A hot potato: If you're rocking TP-Link's Archer C5400X tri-band router for gaming, you'll want to grab the latest firmware patch ASAP. Security researchers recently discovered a critical vulnerability that allow remote hackers to completely compromise the device.

The flaw, tracked as CVE-2024-5035, earned the highest possible severity rating of 10.0 under the Common Vulnerability Scoring System (CVSS). Vulnerabilities scoring 10.0 are extremely rare – most severe bugs max out at 9.8, so this one's about as bad as it gets.

The issue lies in a network service called "rftest" that the router exposes on TCP ports 8888, 8889, and 8890. By exploiting it, an unauthenticated attacker can inject malicious commands and gain full remote code execution privileges on the vulnerable device.

"By successfully exploiting this flaw, remote unauthenticated attackers can gain arbitrary command execution on the device with elevated privileges," notes German cybersecurity firm ONEKEY, which first discovered the flaw.

That's a nightmare scenario for gamers and anyone else using this TP-Link router model. A skilled hacker could theoretically inject malware or even compromise the router as a launch pad for further attacks on your network.

ONEKEY researchers found that while "rftest" is supposed to only allow wireless configuration commands starting with "wl" or "nvram get," those restrictions could be trivially bypassed.

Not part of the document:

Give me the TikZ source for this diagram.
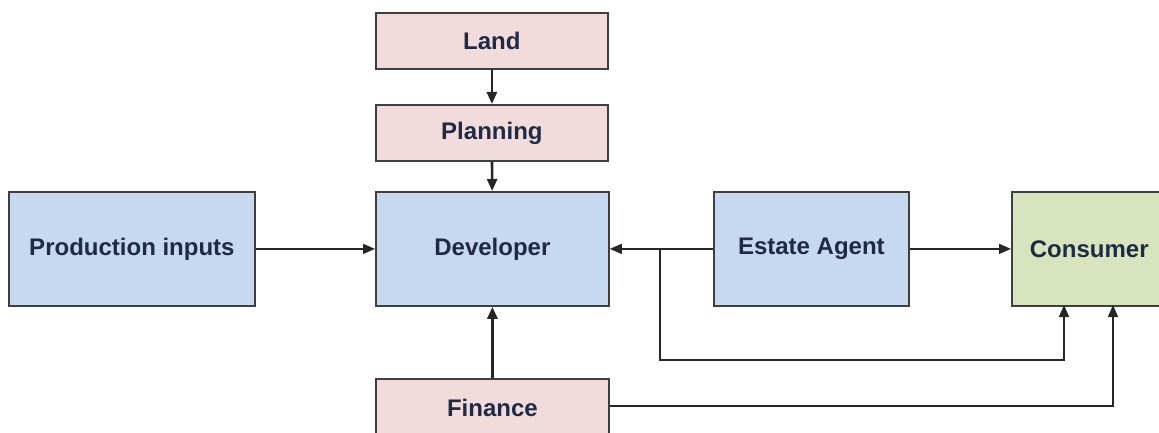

By simply injecting standard shell commands like "wl;id;" after meta-characters like semicolons, pipes, or ampersands, they found bad actors could execute pretty much any code they wanted on a vulnerable router.

In their technical write-up, ONEKEY speculated that TP-Link may have rushed out this "rftest" API without properly securing it, leaving a gaping remote code execution hole. Poor coding practices seem to be the culprit.

"It seems the need to provide a wireless device configuration API at TP-Link had to be answered either fast or cheap, which ended up with them exposing a supposedly limited shell over the network that clients within the router could use as a way to configure wireless devices. "With details of this 'API' abstracted away, the fact that it does indeed expose a shell remotely due to insecure coding practices got lost in the review process," ONEKEY explained.

The vulnerability impacts all Archer C5400X firmware versions up to 1.1.1.6. Fortunately, TP-Link has already issued a patched 1.1.1.7 firmware release that should close the security hole.

If you've got one of these routers at home, log into your router admin page and check for updates. Alternatively, manually download and install the 1.1.1.7 firmware from TP-Link's support site.

While gaming router vulnerabilities may not make many headlines, this is still a pretty serious issue impacting a popular device explicitly branded for Nvidia's GeForce Now cloud gaming service. The last thing any gamer needs is their router getting hijacked mid-match.